**Dataset content**
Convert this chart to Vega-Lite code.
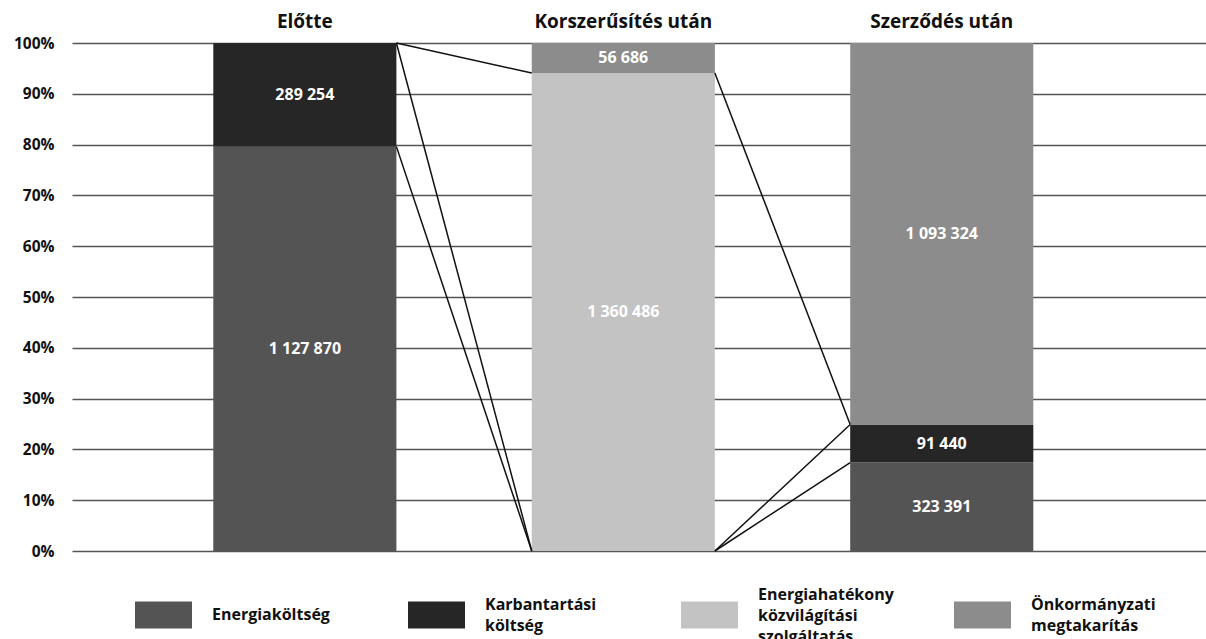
{
  "$schema": "https://vega.github.io/schema/vega-lite/v6.json",
  "width": 1134,
  "height": 508,
  "autosize": {"type": "none"},
  "padding": {"left": 72, "top": 43, "right": 0, "bottom": 88},
  "background": "white",
  "config": {
    "view": {"stroke": null},
    "font": "Open Sans",
    "style": {"guide-label": {"lineHeight": 21}},
    "locale": {"number": {"decimal": ",", "thousands": " ", "grouping": [3], "currency": ["", ""]}}
  },
  "datasets": {
    "bars": [
      {"group": "Előtte", "category": "Energiaköltség", "share": 79.6, "value": 1127870},
      {"group": "Előtte", "category": "Karbantartási költség", "share": 20.4, "value": 289254},
      {"group": "Korszerűsítés után", "category": "Energiahatékony közvilágítási szolgáltatás", "share": 94.1, "value": 1360486},
      {"group": "Korszerűsítés után", "category": "Önkormányzati megtakarítás", "share": 5.9, "value": 56686},
      {"group": "Szerződés után", "category": "Energiaköltség", "share": 17.4, "value": 323391},
      {"group": "Szerződés után", "category": "Karbantartási költség", "share": 7.5, "value": 91440},
      {"group": "Szerződés után", "category": "Önkormányzati megtakarítás", "share": 75.1, "value": 1093324}
    ],
    "links": [
      {"from": "Előtte", "to": "Korszerűsítés után", "y_from": 1.0, "y_to": 0.941},
      {"from": "Előtte", "to": "Korszerűsítés után", "y_from": 1.0, "y_to": 0.0},
      {"from": "Előtte", "to": "Korszerűsítés után", "y_from": 0.796, "y_to": 0.0},
      {"from": "Korszerűsítés után", "to": "Szerződés után", "y_from": 0.941, "y_to": 0.249},
      {"from": "Korszerűsítés után", "to": "Szerződés után", "y_from": 0.0, "y_to": 0.249},
      {"from": "Korszerűsítés után", "to": "Szerződés után", "y_from": 0.0, "y_to": 0.174}
    ]
  },
  "layer": [
    {
      "data": {"name": "bars"},
      "mark": {"type": "bar"},
      "encoding": {
        "x": {
          "field": "group", "type": "nominal",
          "scale": {"domain": ["Előtte", "Korszerűsítés után", "Szerződés után"], "paddingInner": 0.425, "paddingOuter": 0.493, "align": 0.45},
          "axis": {"orient": "top", "title": null, "labelAngle": 0, "domain": false, "ticks": false, "labelPadding": 12, "labelFontSize": 19, "labelFontWeight": "bold", "labelColor": "#111", "grid": false}
        },
        "y": {
          "field": "share", "type": "quantitative", "stack": "normalize",
          "scale": {"domain": [0, 1]},
          "axis": {"title": null, "values": [0, 0.1, 0.2, 0.3, 0.4, 0.5, 0.6, 0.7, 0.8, 0.9, 1], "format": ".0%", "domain": false, "ticks": false, "labelPadding": 18, "labelFontSize": 15.5, "labelFontWeight": "bold", "labelColor": "#111", "grid": true, "gridColor": "#555555", "gridWidth": 1.7}
        },
        "color": {
          "field": "category", "type": "nominal",
          "scale": {
            "domain": ["Energiaköltség", "Karbantartási költség", "Energiahatékony közvilágítási szolgáltatás", "Önkormányzati megtakarítás"],
            "range": ["#545454", "#262626", "#c3c3c3", "#8c8c8c"]
          },
          "legend": {
            "orient": "none", "legendX": 63, "legendY": 540,
            "direction": "horizontal", "columns": 4, "gridAlign": "all", "columnPadding": 60,
            "title": null, "clipHeight": 64,
            "symbolType": "M-1,-0.47H1V0.47H-1Z", "symbolSize": 3249, "symbolStrokeWidth": 0, "symbolOpacity": 1,
            "labelFontSize": 16, "labelFontWeight": "bold", "labelColor": "#111", "labelOffset": 20, "labelLimit": 260, "labelBaseline": "middle",
            "labelExpr": "datum.label == 'Karbantartási költség' ? ['Karbantartási', 'költség'] : datum.label == 'Energiahatékony közvilágítási szolgáltatás' ? ['Energiahatékony', 'közvilágítási', 'szolgáltatás'] : datum.label == 'Önkormányzati megtakarítás' ? ['Önkormányzati', 'megtakarítás'] : datum.label",
            "encode": {
              "labels": {
                "update": {
                  "dy": {"signal": "datum.value == 'Energiahatékony közvilágítási szolgáltatás' ? -20 : datum.value == 'Energiaköltség' ? 0 : -10"}
                }
              }
            }
          }
        },
        "order": {"field": "category", "sort": "ascending"}
      }
    },
    {
      "data": {"name": "bars"},
      "mark": {"type": "text", "color": "white", "fontWeight": "bold", "fontSize": 16, "baseline": "middle"},
      "encoding": {
        "x": {"field": "group", "type": "nominal"},
        "y": {"field": "share", "type": "quantitative", "stack": "normalize", "bandPosition": 0.5},
        "text": {"field": "value", "type": "quantitative", "format": ",.0f"},
        "order": {"field": "category", "sort": "ascending"}
      }
    },
    {
      "data": {"name": "links"},
      "mark": {"type": "rule", "color": "#111", "strokeWidth": 1.5},
      "encoding": {
        "x": {"field": "from", "type": "nominal", "bandPosition": 1},
        "x2": {"field": "to", "type": "nominal", "bandPosition": 0},
        "y": {"field": "y_from", "type": "quantitative"},
        "y2": {"field": "y_to"}
      }
    }
  ]
}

**What you will do**
Please transcribe the material above exactly as written. Leave the pictures out.

**Exercise response**
Convert this chart to Vega-Lite code.
{
  "$schema": "https://vega.github.io/schema/vega-lite/v6.json",
  "width": 1134,
  "height": 508,
  "autosize": {"type": "none"},
  "padding": {"left": 72, "top": 43, "right": 0, "bottom": 88},
  "background": "white",
  "config": {
    "view": {"stroke": null},
    "font": "Open Sans",
    "style": {"guide-label": {"lineHeight": 21}},
    "locale": {"number": {"decimal": ",", "thousands": " ", "grouping": [3], "currency": ["", ""]}}
  },
  "datasets": {
    "bars": [
      {"group": "Előtte", "category": "Energiaköltség", "share": 79.6, "value": 1127870},
      {"group": "Előtte", "category": "Karbantartási költség", "share": 20.4, "value": 289254},
      {"group": "Korszerűsítés után", "category": "Energiahatékony közvilágítási szolgáltatás", "share": 94.1, "value": 1360486},
      {"group": "Korszerűsítés után", "category": "Önkormányzati megtakarítás", "share": 5.9, "value": 56686},
      {"group": "Szerződés után", "category": "Energiaköltség", "share": 17.4, "value": 323391},
      {"group": "Szerződés után", "category": "Karbantartási költség", "share": 7.5, "value": 91440},
      {"group": "Szerződés után", "category": "Önkormányzati megtakarítás", "share": 75.1, "value": 1093324}
    ],
    "links": [
      {"from": "Előtte", "to": "Korszerűsítés után", "y_from": 1.0, "y_to": 0.941},
      {"from": "Előtte", "to": "Korszerűsítés után", "y_from": 1.0, "y_to": 0.0},
      {"from": "Előtte", "to": "Korszerűsítés után", "y_from": 0.796, "y_to": 0.0},
      {"from": "Korszerűsítés után", "to": "Szerződés után", "y_from": 0.941, "y_to": 0.249},
      {"from": "Korszerűsítés után", "to": "Szerződés után", "y_from": 0.0, "y_to": 0.249},
      {"from": "Korszerűsítés után", "to": "Szerződés után", "y_from": 0.0, "y_to": 0.174}
    ]
  },
  "layer": [
    {
      "data": {"name": "bars"},
      "mark": {"type": "bar"},
      "encoding": {
        "x": {
          "field": "group", "type": "nominal",
          "scale": {"domain": ["Előtte", "Korszerűsítés után", "Szerződés után"], "paddingInner": 0.425, "paddingOuter": 0.493, "align": 0.45},
          "axis": {"orient": "top", "title": null, "labelAngle": 0, "domain": false, "ticks": false, "labelPadding": 12, "labelFontSize": 19, "labelFontWeight": "bold", "labelColor": "#111", "grid": false}
        },
        "y": {
          "field": "share", "type": "quantitative", "stack": "normalize",
          "scale": {"domain": [0, 1]},
          "axis": {"title": null, "values": [0, 0.1, 0.2, 0.3, 0.4, 0.5, 0.6, 0.7, 0.8, 0.9, 1], "format": ".0%", "domain": false, "ticks": false, "labelPadding": 18, "labelFontSize": 15.5, "labelFontWeight": "bold", "labelColor": "#111", "grid": true, "gridColor": "#555555", "gridWidth": 1.7}
        },
        "color": {
          "field": "category", "type": "nominal",
          "scale": {
            "domain": ["Energiaköltség", "Karbantartási költség", "Energiahatékony közvilágítási szolgáltatás", "Önkormányzati megtakarítás"],
            "range": ["#545454", "#262626", "#c3c3c3", "#8c8c8c"]
          },
          "legend": {
            "orient": "none", "legendX": 63, "legendY": 540,
            "direction": "horizontal", "columns": 4, "gridAlign": "all", "columnPadding": 60,
            "title": null, "clipHeight": 64,
            "symbolType": "M-1,-0.47H1V0.47H-1Z", "symbolSize": 3249, "symbolStrokeWidth": 0, "symbolOpacity": 1,
            "labelFontSize": 16, "labelFontWeight": "bold", "labelColor": "#111", "labelOffset": 20, "labelLimit": 260, "labelBaseline": "middle",
            "labelExpr": "datum.label == 'Karbantartási költség' ? ['Karbantartási', 'költség'] : datum.label == 'Energiahatékony közvilágítási szolgáltatás' ? ['Energiahatékony', 'közvilágítási', 'szolgáltatás'] : datum.label == 'Önkormányzati megtakarítás' ? ['Önkormányzati', 'megtakarítás'] : datum.label",
            "encode": {
              "labels": {
                "update": {
                  "dy": {"signal": "datum.value == 'Energiahatékony közvilágítási szolgáltatás' ? -20 : datum.value == 'Energiaköltség' ? 0 : -10"}
                }
              }
            }
          }
        },
        "order": {"field": "category", "sort": "ascending"}
      }
    },
    {
      "data": {"name": "bars"},
      "mark": {"type": "text", "color": "white", "fontWeight": "bold", "fontSize": 16, "baseline": "middle"},
      "encoding": {
        "x": {"field": "group", "type": "nominal"},
        "y": {"field": "share", "type": "quantitative", "stack": "normalize", "bandPosition": 0.5},
        "text": {"field": "value", "type": "quantitative", "format": ",.0f"},
        "order": {"field": "category", "sort": "ascending"}
      }
    },
    {
      "data": {"name": "links"},
      "mark": {"type": "rule", "color": "#111", "strokeWidth": 1.5},
      "encoding": {
        "x": {"field": "from", "type": "nominal", "bandPosition": 1},
        "x2": {"field": "to", "type": "nominal", "bandPosition": 0},
        "y": {"field": "y_from", "type": "quantitative"},
        "y2": {"field": "y_to"}
      }
    }
  ]
}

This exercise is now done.